New Research: Employee Ownership in the US Food System During COVID-19
The NCEO has just completed a large-scale project to examine whether and how employee ownership affected firms and workers in the U.S. food system during the COVID-19 pandemic.
Drawing on an industry-focused survey of food businesses with employee stock ownership plans (ESOPs) and a comparison group of non-ESOP food businesses, along with retirement plan filing data and qualitative interviews, we found that employee ownership was associated with substantial benefits for firms and workers during the height of COVID-19 across a variety of measures. We highlight key survey findings below. (See survey methodology at the end of this article.) We truly appreciate the participation of the survey respondents who make this research possible.
- ESOP food companies laid off fewer employees, with a median involuntary separation rate of 2% in 2020, compared to a 5% rate in non-ESOP food companies.
- ESOP food companies also had far fewer employees quit. ESOP food companies had a median quit rate of 6% in 2020, while non-ESOP food companies experienced a quit rate of 20%.
- ESOP food company respondents were far less likely to view employee retention as a challenge: Just 6% cited retention as a very large challenge, compared to 22% of non-ESOP food company respondents.
Benefits and Retirement Security
ESOP food companies in the survey provided employees an advantage in terms of benefits and retirement security throughout the pandemic. Eighty-nine percent of ESOP food companies offered employer-paid health insurance, compared to 71% of non-ESOP food companies. Similarly, paid sick leave was found to be more common in ESOP food companies, with 86% offering sick leave compared to 69% in non-ESOP food companies. ESOP food companies are similarly more likely to offer a secondary 401(k) retirement plan than non-ESOP food companies are to offer any 401(k) plan.

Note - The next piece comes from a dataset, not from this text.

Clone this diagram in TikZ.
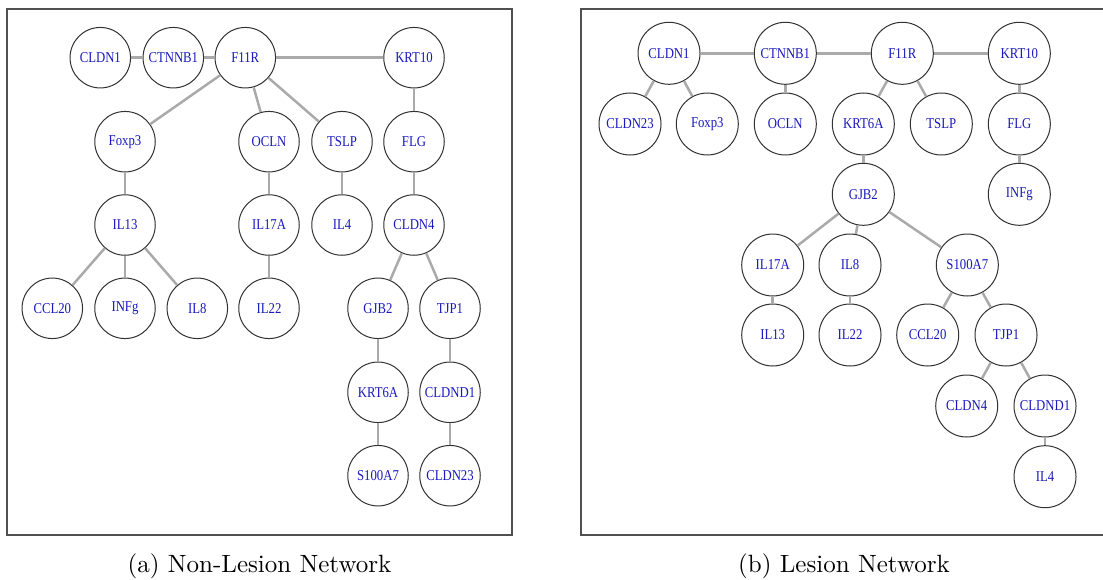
\documentclass[tikz,border=0pt]{standalone}
\usepackage{fontspec}
\newfontfamily\nodefont[FakeStretch=0.85]{Liberation Serif}
\definecolor{labelblue}{RGB}{25,25,190}
\definecolor{edgegray}{RGB}{170,170,170}
\definecolor{framegray}{RGB}{80,80,80}
\definecolor{ringgray}{RGB}{50,50,50}
\begin{document}
\begin{tikzpicture}[x=0.4pt,y=-0.4pt,
  gene/.style={circle,draw=ringgray,line width=0.4pt,fill=white,inner sep=0pt,
    minimum size=24.2pt,font=\nodefont\fontsize{6}{7}\selectfont,text=labelblue},
  geneb/.style={gene,minimum size=24.8pt},
  link/.style={draw=edgegray,line width=1pt},
  frame/.style={draw=framegray,line width=0.6pt},
  caption/.style={font=\fontsize{10}{12}\selectfont,inner sep=0pt}]
\useasboundingbox (0,0) rectangle (1103,579);
% frames
\draw[frame] (7,9) rectangle (512,535);
\draw[frame] (1110,9) -- (581,9) -- (581,535) -- (1110,535);
% ---------- left: Non-Lesion ----------
\node[gene] (a1) at (100.3,57.7) {CLDN1};
\node[gene] (a2) at (173.3,57.7) {CTNNB1};
\node[gene] (a3) at (245.3,57.7) {F11R};
\node[gene] (a4) at (414,57.7) {KRT10};
\node[gene] (a5) at (125,141.7) {Foxp3};
\node[gene] (a6) at (269,141.7) {OCLN};
\node[gene] (a7) at (342,141.7) {TSLP};
\node[gene] (a8) at (414,141.7) {FLG};
\node[gene] (a9) at (125,225) {IL13};
\node[gene] (a10) at (269,225) {IL17A};
\node[gene] (a11) at (342,225) {IL4};
\node[gene] (a12) at (414,225) {CLDN4};
\node[gene] (a13) at (52.3,308.3) {CCL20};
\node[gene] (a14) at (125,308.3) {INFg};
\node[gene] (a15) at (197.3,308.3) {IL8};
\node[gene] (a16) at (269,308.3) {IL22};
\node[gene] (a17) at (378,308.3) {GJB2};
\node[gene] (a18) at (450,308.3) {TJP1};
\node[gene] (a19) at (378,392.3) {KRT6A};
\node[gene] (a20) at (450,392.3) {CLDND1};
\node[gene] (a21) at (378,475.7) {S100A7};
\node[gene] (a22) at (450,475.7) {CLDN23};
\foreach \u/\v in {a1/a2,a2/a3,a3/a4,a3/a5,a3/a6,a3/a7,a4/a8,a5/a9,a6/a10,a7/a11,a8/a12,
  a9/a13,a9/a14,a9/a15,a10/a16,a12/a17,a12/a18,a17/a19,a18/a20,a19/a21,a20/a22}
  \draw[link] (\u) -- (\v);
% ---------- right: Lesion ----------
\node[geneb] (b1) at (669,53.3) {CLDN1};
\node[geneb] (b2) at (785.3,53.3) {CTNNB1};
\node[geneb] (b3) at (902.3,53.3) {F11R};
\node[geneb] (b4) at (1019.3,53.3) {KRT10};
\node[geneb] (b5) at (630,124) {CLDN23};
\node[geneb] (b6) at (707.3,124) {Foxp3};
\node[geneb] (b7) at (785.3,124) {OCLN};
\node[geneb] (b8) at (863.3,124) {KRT6A};
\node[geneb] (b9) at (941.3,124) {TSLP};
\node[geneb] (b10) at (1019.3,124) {FLG};
\node[geneb] (b11) at (863.3,194.3) {GJB2};
\node[geneb] (b12) at (1019.3,194.3) {INFg};
\node[geneb] (b13) at (772.7,265) {IL17A};
\node[geneb] (b14) at (850,265) {IL8};
\node[geneb] (b15) at (967.3,265) {S100A7};
\node[geneb] (b16) at (772.7,335) {IL13};
\node[geneb] (b17) at (850,335) {IL22};
\node[geneb] (b18) at (927.7,335) {CCL20};
\node[geneb] (b19) at (1006,335) {TJP1};
\node[geneb] (b20) at (966.7,406) {CLDN4};
\node[geneb] (b21) at (1045,406) {CLDND1};
\node[geneb] (b22) at (1045,476.7) {IL4};
\foreach \u/\v in {b1/b2,b2/b3,b3/b4,b1/b5,b1/b6,b2/b7,b3/b8,b3/b9,b4/b10,b8/b11,b10/b12,
  b11/b13,b11/b14,b11/b15,b13/b16,b14/b17,b15/b18,b15/b19,b19/b20,b19/b21,b21/b22}
  \draw[link] (\u) -- (\v);
% captions
\node[caption] (capa) at (259.5,566) {(a) Non-Lesion Network};
\node[caption] (capb) at (844,566) {(b) Lesion Network};
\end{tikzpicture}
\end{document}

|Which of the following benefits are offered at your company? (choose all that apply)||ESOPs||Non-ESOPs|
|Employer-paid health insurance||89%||71%|
|Paid sick leave||86%||69%|
|Tuition reimbursement for certain types of schooling||49%||31%|
The median ESOP balance calculated from all the reported medians is $30,000. In contrast, across all U.S. households, the median retirement savings is $0, and just over 50% of households have any retirement account.
ESOP company respondents feel more strongly positive about the performance of their workforce through the pandemic compared to the non-ESOP companies (56% vs. 47% rate workforce performance as excellent). ESOP company respondents were more likely to have seen an increase in revenue from 2019 to 2020 (53% versus 35%) and were more likely to say their company fared somewhat or much better than competitors during the pandemic (52% versus 45%).
To conduct the survey of food companies, we contracted with Braun Research, Inc. (BRI), a national survey research firm, to collect data from executives at ESOP food companies and a comparison group of non-ESOP food companies. The survey was conducted from November 2021 to March 2022 through the telephone and online. All eligible contacts were offered an incentive in the form of a charitable contribution. For the ESOP group, we provided BRI with the full list of 258 ESOP food companies. BRI contacted the entire list using a mixed-method approach including phone, online, and text message outreach. The survey received valid responses from 112 of these companies, or 43% of all ESOP food companies. For the comparison group, the polling firm used Dun and Bradstreet and other listings to contact food businesses with no ESOP, and received 222 valid responses. We weighted the non-ESOP comparison respondent group to match the ESOP respondent group on industry subgroup and size.